>> BEGIN Material shown
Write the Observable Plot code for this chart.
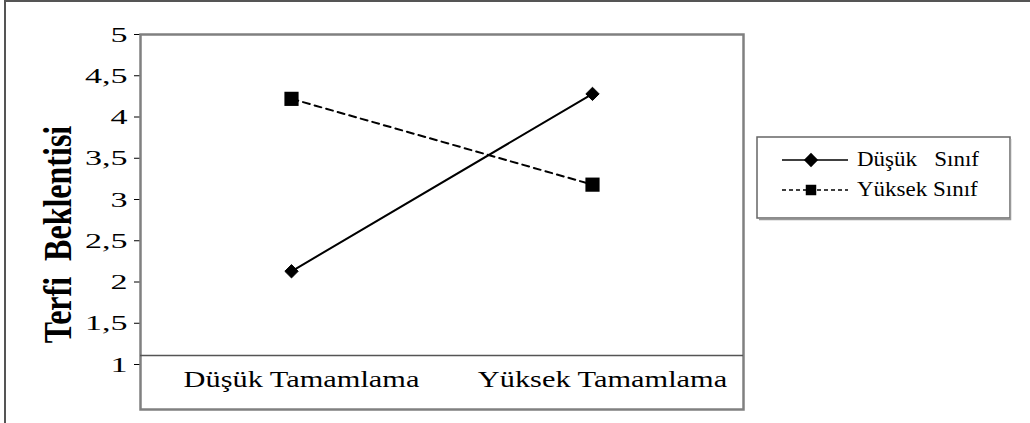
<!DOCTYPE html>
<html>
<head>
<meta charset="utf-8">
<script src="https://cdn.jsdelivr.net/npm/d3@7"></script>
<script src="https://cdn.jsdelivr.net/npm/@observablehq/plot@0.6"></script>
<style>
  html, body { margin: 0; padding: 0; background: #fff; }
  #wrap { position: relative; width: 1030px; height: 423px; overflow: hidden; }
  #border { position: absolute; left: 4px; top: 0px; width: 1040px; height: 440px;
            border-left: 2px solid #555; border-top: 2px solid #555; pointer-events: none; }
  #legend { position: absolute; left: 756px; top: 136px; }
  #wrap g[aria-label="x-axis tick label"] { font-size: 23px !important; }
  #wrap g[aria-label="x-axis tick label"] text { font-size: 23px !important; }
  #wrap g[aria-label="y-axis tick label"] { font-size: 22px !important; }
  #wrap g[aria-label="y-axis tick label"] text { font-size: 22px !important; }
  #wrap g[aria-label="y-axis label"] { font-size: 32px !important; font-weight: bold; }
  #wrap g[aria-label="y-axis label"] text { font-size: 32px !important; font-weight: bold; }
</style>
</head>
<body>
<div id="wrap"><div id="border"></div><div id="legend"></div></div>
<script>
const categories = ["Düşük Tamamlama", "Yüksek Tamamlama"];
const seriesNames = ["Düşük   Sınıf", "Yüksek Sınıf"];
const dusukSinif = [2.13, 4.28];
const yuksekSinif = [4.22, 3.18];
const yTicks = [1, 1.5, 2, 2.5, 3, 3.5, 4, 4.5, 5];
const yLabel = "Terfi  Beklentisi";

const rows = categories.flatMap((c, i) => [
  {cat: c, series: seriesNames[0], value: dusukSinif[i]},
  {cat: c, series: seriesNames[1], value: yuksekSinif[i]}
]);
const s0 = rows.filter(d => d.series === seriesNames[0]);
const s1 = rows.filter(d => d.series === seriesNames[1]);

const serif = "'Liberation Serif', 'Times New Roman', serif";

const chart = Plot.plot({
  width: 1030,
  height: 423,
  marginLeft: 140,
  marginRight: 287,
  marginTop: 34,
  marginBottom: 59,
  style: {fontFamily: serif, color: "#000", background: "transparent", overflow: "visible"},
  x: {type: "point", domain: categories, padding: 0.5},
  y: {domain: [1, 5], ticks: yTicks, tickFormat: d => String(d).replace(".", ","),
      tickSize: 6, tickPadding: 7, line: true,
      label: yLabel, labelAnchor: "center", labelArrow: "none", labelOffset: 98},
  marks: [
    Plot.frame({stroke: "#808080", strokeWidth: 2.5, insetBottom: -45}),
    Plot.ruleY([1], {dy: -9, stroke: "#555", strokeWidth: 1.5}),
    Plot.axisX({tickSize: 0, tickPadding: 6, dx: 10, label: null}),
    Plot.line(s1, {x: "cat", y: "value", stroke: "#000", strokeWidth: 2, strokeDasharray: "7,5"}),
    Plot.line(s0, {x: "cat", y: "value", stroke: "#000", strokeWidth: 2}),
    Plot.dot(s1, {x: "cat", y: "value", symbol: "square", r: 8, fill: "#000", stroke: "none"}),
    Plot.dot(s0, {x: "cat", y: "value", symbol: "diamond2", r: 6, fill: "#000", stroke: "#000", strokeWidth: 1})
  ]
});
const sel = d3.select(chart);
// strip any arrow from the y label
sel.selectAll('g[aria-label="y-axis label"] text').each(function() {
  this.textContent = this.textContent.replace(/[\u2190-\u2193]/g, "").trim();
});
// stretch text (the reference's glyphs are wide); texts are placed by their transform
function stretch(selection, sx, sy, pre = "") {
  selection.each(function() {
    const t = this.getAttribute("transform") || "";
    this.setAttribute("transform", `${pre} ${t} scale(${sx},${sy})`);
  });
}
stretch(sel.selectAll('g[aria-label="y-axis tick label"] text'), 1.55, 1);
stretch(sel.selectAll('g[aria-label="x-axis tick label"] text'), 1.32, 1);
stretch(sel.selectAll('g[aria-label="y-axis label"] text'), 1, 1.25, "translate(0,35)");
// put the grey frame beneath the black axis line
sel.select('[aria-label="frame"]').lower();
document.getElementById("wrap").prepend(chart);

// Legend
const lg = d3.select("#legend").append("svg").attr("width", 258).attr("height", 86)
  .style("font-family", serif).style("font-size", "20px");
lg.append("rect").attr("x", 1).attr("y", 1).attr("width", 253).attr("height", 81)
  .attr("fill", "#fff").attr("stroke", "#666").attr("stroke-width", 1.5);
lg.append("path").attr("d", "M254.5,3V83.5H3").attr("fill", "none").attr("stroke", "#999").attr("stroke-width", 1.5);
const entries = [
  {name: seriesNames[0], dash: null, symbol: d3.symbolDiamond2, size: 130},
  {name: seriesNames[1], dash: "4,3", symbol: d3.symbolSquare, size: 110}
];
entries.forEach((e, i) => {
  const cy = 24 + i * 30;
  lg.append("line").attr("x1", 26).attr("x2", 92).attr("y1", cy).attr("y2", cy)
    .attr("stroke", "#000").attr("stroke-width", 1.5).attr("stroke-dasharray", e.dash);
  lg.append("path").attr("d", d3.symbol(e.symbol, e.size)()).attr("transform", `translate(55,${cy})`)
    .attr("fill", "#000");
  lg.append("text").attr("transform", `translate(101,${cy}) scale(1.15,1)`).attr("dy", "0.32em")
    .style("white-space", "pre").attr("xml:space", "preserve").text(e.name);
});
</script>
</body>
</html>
>> END Material shown
>> BEGIN Material shown
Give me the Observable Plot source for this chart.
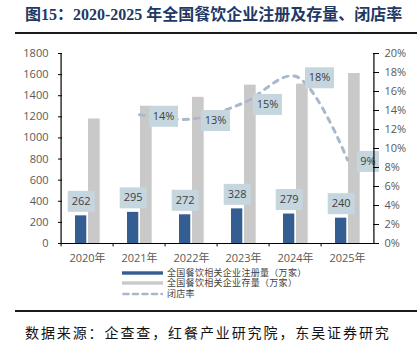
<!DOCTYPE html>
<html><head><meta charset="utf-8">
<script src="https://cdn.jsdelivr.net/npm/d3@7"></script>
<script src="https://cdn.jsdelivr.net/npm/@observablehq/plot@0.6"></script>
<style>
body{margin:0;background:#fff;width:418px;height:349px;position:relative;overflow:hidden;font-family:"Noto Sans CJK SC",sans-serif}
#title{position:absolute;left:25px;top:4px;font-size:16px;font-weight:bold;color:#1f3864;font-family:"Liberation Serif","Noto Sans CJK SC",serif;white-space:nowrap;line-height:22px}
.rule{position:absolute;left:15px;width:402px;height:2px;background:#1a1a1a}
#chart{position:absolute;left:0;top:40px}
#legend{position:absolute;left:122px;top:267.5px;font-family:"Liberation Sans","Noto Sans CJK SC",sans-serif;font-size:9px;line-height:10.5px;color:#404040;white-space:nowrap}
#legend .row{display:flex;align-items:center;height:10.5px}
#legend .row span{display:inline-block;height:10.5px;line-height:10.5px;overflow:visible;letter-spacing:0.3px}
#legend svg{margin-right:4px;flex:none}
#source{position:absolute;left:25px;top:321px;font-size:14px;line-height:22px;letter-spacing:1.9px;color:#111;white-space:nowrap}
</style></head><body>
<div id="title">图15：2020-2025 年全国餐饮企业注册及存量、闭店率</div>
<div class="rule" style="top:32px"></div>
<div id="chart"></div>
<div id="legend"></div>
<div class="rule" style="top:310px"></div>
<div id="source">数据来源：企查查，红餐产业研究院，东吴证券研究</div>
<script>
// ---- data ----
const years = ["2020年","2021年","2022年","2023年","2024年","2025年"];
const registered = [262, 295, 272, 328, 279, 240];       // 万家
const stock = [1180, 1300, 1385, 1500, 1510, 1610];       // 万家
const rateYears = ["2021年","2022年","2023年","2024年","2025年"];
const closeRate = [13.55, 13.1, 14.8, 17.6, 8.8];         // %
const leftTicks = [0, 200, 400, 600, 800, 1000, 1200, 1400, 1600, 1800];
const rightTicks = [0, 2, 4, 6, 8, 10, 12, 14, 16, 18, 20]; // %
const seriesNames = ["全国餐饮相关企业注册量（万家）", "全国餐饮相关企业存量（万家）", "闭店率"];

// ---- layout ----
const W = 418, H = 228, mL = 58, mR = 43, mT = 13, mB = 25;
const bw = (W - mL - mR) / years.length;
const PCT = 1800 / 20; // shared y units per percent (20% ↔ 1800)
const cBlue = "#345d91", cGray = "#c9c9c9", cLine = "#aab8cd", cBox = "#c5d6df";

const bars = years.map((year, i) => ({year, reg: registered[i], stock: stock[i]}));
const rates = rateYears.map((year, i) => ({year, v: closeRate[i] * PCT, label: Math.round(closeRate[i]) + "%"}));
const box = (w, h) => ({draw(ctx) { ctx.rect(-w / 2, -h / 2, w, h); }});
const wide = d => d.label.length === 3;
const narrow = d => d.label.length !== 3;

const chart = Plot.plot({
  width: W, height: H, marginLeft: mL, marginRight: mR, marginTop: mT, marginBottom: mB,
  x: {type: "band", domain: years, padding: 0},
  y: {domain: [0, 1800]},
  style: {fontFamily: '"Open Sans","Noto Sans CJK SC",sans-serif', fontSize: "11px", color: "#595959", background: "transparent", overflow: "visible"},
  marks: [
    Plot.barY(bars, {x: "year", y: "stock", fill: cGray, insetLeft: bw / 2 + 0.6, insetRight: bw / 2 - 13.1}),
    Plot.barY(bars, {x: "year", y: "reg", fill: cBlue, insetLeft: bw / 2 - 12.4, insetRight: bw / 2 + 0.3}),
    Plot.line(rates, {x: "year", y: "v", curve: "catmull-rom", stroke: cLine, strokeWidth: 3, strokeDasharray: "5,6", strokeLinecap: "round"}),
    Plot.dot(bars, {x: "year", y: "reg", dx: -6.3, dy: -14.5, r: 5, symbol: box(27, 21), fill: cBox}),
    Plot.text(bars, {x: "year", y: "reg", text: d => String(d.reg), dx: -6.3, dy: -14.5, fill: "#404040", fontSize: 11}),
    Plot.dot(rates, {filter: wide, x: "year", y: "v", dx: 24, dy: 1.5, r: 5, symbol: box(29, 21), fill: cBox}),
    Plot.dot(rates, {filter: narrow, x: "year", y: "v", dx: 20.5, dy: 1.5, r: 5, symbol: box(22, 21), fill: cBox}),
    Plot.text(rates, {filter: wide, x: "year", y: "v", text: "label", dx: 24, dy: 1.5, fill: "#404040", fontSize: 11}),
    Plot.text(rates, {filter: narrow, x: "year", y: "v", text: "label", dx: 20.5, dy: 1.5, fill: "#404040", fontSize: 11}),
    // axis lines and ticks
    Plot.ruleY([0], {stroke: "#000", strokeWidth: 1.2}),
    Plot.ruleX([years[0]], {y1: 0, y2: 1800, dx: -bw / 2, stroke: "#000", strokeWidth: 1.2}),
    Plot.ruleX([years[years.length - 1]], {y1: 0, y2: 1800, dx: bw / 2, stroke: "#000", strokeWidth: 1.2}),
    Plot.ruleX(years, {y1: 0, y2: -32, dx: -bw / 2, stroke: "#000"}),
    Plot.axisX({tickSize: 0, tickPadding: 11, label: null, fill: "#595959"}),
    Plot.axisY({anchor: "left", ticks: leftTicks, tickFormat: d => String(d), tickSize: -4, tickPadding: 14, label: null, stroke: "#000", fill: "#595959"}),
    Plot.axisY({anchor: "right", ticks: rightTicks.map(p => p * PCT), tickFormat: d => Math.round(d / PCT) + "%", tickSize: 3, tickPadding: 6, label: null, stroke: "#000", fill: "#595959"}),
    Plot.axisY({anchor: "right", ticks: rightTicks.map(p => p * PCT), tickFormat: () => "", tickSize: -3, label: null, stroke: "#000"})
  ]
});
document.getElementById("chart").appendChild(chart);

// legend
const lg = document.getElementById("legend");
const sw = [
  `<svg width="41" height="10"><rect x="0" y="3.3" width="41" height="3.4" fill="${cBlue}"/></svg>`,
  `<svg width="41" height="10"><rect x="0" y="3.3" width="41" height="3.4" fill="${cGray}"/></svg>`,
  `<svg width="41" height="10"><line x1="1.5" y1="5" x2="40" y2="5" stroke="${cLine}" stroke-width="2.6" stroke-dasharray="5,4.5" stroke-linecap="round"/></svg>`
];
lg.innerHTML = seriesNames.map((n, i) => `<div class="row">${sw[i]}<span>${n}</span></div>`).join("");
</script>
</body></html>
>> END Material shown
>> BEGIN Material shown
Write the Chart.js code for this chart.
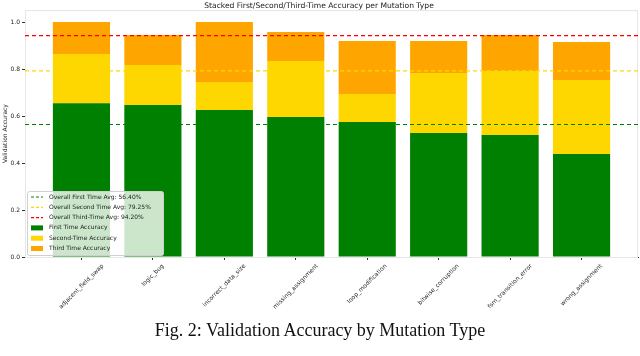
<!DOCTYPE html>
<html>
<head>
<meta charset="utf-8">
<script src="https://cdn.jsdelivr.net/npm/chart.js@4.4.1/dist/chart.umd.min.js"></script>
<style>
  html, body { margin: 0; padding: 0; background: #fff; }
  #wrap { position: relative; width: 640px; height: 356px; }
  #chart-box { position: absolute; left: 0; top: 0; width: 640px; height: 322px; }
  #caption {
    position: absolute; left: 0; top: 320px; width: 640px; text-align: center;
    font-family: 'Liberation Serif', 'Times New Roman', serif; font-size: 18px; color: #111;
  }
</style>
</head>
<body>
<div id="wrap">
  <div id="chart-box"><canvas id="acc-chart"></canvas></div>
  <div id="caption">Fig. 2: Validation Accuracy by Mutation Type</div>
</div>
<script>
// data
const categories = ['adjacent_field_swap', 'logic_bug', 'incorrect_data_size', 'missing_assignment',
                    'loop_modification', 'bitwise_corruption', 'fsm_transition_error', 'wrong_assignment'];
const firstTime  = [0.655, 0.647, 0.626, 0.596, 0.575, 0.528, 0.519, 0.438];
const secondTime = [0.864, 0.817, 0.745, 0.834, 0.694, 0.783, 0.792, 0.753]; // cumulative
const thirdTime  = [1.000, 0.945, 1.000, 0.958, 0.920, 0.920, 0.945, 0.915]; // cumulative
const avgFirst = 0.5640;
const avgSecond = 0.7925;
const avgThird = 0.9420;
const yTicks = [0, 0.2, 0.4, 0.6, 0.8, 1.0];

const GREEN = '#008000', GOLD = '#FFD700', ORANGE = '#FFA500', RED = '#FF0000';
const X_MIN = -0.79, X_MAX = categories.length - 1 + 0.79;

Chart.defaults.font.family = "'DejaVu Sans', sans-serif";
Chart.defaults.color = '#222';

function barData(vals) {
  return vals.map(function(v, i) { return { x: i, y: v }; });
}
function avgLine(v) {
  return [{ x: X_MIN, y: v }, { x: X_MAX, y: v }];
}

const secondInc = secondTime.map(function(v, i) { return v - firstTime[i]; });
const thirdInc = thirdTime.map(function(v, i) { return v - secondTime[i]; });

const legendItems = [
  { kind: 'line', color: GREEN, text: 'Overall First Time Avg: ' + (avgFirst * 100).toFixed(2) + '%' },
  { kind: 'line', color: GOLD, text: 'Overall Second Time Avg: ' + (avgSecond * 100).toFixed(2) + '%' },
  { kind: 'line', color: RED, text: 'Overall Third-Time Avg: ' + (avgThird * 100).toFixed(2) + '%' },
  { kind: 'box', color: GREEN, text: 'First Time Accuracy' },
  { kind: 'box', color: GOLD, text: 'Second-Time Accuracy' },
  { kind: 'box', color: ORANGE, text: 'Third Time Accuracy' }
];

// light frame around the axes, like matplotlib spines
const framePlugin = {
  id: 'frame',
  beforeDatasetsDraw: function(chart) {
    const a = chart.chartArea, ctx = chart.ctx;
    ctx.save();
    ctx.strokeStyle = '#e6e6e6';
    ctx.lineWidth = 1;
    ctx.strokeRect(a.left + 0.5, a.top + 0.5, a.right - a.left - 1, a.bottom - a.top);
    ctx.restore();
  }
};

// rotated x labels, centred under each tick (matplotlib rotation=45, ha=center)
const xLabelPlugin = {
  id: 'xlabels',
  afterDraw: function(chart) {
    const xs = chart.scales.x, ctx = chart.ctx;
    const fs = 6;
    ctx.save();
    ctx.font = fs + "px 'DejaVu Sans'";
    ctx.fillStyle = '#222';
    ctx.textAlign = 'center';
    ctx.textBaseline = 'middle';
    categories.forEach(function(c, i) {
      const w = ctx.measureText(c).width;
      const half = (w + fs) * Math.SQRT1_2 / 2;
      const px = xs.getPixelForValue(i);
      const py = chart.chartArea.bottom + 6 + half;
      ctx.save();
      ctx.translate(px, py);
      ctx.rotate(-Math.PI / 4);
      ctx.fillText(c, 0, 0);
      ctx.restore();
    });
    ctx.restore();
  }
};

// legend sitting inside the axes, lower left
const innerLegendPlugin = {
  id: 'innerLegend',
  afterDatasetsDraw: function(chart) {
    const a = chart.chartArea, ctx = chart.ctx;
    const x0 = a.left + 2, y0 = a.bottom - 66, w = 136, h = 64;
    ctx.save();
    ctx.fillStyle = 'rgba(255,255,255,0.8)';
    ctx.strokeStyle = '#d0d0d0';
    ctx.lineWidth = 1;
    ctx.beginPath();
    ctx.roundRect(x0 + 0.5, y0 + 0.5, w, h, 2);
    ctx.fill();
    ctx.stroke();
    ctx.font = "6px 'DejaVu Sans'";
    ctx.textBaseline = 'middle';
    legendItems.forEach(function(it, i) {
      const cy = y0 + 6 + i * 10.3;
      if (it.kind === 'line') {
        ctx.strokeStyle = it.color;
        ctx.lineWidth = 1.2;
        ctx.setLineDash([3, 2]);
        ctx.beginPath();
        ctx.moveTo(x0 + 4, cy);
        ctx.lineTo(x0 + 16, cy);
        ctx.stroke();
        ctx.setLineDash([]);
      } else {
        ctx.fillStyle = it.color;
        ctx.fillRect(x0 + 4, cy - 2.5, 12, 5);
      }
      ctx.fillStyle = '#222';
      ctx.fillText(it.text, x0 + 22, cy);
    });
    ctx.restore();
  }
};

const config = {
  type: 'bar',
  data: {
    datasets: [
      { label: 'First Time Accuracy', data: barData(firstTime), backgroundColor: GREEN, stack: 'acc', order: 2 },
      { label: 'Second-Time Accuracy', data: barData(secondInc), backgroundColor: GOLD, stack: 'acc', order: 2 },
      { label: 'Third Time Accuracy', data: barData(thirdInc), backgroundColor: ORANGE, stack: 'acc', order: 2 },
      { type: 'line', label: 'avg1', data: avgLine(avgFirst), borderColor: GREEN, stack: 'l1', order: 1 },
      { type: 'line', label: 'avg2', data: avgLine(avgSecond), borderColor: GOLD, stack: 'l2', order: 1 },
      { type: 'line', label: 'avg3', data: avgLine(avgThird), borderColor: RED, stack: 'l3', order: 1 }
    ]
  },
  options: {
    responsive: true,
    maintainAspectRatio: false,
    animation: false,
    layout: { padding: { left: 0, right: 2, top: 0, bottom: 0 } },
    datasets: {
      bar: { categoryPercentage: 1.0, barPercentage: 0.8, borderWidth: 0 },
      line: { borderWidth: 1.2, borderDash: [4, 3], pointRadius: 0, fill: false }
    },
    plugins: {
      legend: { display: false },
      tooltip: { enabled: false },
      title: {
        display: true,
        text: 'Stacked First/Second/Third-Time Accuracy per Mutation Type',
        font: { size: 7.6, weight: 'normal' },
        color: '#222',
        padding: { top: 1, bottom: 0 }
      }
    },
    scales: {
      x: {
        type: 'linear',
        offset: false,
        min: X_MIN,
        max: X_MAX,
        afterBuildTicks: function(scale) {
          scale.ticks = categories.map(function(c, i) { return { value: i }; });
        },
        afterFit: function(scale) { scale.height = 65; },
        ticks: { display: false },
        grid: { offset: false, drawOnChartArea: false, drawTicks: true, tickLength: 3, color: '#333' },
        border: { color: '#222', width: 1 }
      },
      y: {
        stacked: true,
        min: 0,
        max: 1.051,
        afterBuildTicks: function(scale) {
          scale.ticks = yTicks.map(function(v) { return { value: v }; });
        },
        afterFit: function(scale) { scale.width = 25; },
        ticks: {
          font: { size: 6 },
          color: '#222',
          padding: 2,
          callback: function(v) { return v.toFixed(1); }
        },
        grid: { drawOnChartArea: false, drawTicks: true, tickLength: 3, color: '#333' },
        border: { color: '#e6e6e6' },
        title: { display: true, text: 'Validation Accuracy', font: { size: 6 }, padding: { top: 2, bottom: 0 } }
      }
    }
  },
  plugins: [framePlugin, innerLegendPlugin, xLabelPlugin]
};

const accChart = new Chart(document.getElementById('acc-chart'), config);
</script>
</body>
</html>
>> END Material shown
# Goal:
Find the word "source" in the material, then list each line that holds it.

# The response:
Give me the Observable Plot source for this chart.
#source{position:absolute;left:25px;top:321px;font-size:14px;line-height:22px;letter-spacing:1.9px;color:#111;white-space:nowrap}
<div id="source">数据来源：企查查，红餐产业研究院，东吴证券研究</div>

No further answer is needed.